Habiendo dicho esto, volvamos a la inconsistencia de Boluarte. Esta surge, observa Eduardo Laso en su texto Renegar del agujero en el caldero, porque el sujeto, para declararse inocente, se vuelve inmune a la lógica. Lo cual resalta, paradójicamente, su culpabilidad. Ella actúa como si la abundancia de explicaciones reforzara su inocencia, cuando sucede precisamente lo contrario. Mientras más aclara, más oscurece. El problema irrumpe porque, al ser el sujeto de la enunciación la presidenta de la República, nos puede dar risa, pero, al mismo tiempo, nos causa una profunda desazón. Es obvio que tras estas visibles demostraciones de frivolidad, hay algo turbio, pues los ingresos de Dina Boluarte jamás le permitirían adquirir objetos tan costosos. Ni los de antaño ni los de hogaño.

En la versión de Penguin de la Divina comedia de Dante Alighieri, el traductor Jorge Gimeno escribe una excelente introducción en donde apunta: “Uno de los momentos grandiosos del Infierno, en términos plásticos y operativos, es la aparición de Gerión, un monstruo que transporta a Dante y Virgilio a las regiones bajoinfernales en que impera el Engaño, y a cuyos lomos bajan a donde ya no podían bajar”. Salvando las infernales distancias, el destino más probable de Boluarte, cuando el Congreso prescinda de sus servicios, es menos pretencioso: el fundo Barbadillo, ahí donde en la Divina comedia peruana van a parar los presidentes que delinquen.

Lo que estamos viviendo en estos días, con una tendencia creciente, son reiterados ultrajes a la verdad.
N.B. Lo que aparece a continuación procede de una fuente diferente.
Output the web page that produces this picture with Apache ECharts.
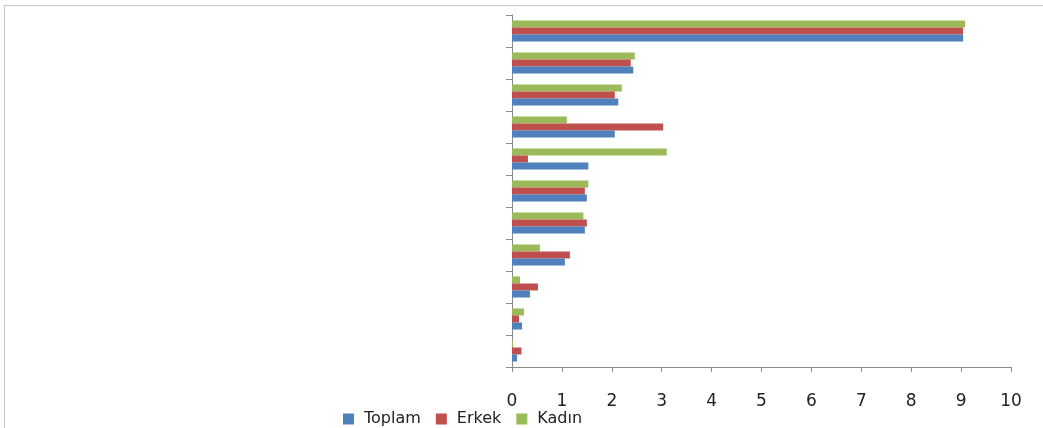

No solo de parte de la presidenta, claro está. Estas contradicciones las venimos escuchando en el Congreso a diario. Cada vez que le meten un golpe artero al funcionamiento de nuestra democracia, lo celebran con aplausos como si fuera un triunfo. El último huaracazo —por lo menos mientras escribo estas líneas— está dirigido a la educación de los niños y niñas peruanos. Los maestros ya no requieren aprobar una evaluación para permanecer en la carrera magisterial. Mataron dos pájaros de un tiro: se tumbaron la meritocracia en la educación y condenaron a los escolares a una educación sin supervisión de calidad mínima. Sin embargo, lo presentan como un logro en beneficio de los maestros marginados por los malditos caviares. Nada como un chivo expiatorio para disimular sus desmanes.
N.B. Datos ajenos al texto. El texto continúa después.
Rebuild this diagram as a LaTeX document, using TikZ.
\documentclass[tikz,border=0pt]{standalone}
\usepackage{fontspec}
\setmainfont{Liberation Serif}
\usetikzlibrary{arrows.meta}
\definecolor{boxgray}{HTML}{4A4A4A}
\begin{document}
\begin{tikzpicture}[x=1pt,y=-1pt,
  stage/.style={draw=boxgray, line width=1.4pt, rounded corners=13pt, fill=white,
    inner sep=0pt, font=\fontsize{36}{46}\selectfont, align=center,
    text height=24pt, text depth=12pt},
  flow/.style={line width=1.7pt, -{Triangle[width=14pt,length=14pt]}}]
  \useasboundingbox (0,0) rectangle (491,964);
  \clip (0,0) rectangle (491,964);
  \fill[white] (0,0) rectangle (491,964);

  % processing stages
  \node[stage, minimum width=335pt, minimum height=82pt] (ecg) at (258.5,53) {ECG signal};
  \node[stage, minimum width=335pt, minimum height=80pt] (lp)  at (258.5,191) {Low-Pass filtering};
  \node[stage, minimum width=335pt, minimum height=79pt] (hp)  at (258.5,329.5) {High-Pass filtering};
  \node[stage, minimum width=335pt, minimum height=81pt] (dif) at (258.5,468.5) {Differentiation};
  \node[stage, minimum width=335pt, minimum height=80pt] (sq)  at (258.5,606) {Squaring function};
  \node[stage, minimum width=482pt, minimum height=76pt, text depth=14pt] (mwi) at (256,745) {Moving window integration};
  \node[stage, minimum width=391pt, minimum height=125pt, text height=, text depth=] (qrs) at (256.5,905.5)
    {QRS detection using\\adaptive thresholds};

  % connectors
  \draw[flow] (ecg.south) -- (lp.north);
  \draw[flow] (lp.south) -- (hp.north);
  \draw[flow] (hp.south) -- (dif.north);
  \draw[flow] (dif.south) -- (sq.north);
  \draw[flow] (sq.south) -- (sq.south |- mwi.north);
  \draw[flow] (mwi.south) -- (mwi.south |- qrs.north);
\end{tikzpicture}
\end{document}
De la boca para afuera, varios de estos personajes le exigen a la presidenta explicaciones más convincentes. Lo cual es materialmente imposible, porque entonces tendría, como dice Renato Cisneros en un tuit, que cambiar las pulseras de Cartier (es decir Unique) por un par de esposas en las muñecas. Me pregunto si, como en la lógica del inconsciente, estos congresistas que se están levantando al país en peso no prefieren que la presidenta continúe enmarañándose en sus contradicciones sin ton ni son. De este modo afianzan su poder sobre ella. Si ya antes era una alegre marioneta que arrojaba caramelos —negando con desparpajo el medio centenar de compatriotas muertos a balazos—, ahora es un fantoche atenazado de angustia. Recomiendo a los lectores recurrir al DRAE y comprobarán que sus cuatro acepciones para la palabra “fantoche” le quedan a la presidenta como un guante de cabritilla (prestado, se entiende).

Esta situación paradójica se asemeja a otro de los chistes contados por Freud: En una estación ferroviaria de Galitzia, dos judíos se encuentran en el vagón. Uno le pregunta al otro: “¿Adónde viajas?”. “A Cracovia”, responde el otro. “¡Pero mira qué mentiroso eres!”, se encoleriza el primero. “Cuando dices que vas a Cracovia, me quieres hacer creer que vas a Lemberg. Pero yo sé bien que realmente viajas a Cracovia. ¿Por qué mientes entonces?”.

La devaluación de la palabra de las más altas autoridades del Estado —no olvidemos las lamentables intervenciones del premier Adrianzén— incide de manera corrosiva en el índice nacional de desconfianza, acaso el más alto de Latinoamérica, según las sucesivas publicaciones del Latinobarómetro. Somos un “país de desconcertadas gentes esparcidas en un inmenso territorio”, apuntaba Nicolás de Piérola. Desconcertadas y cada vez más desconfiadas. No sin razón.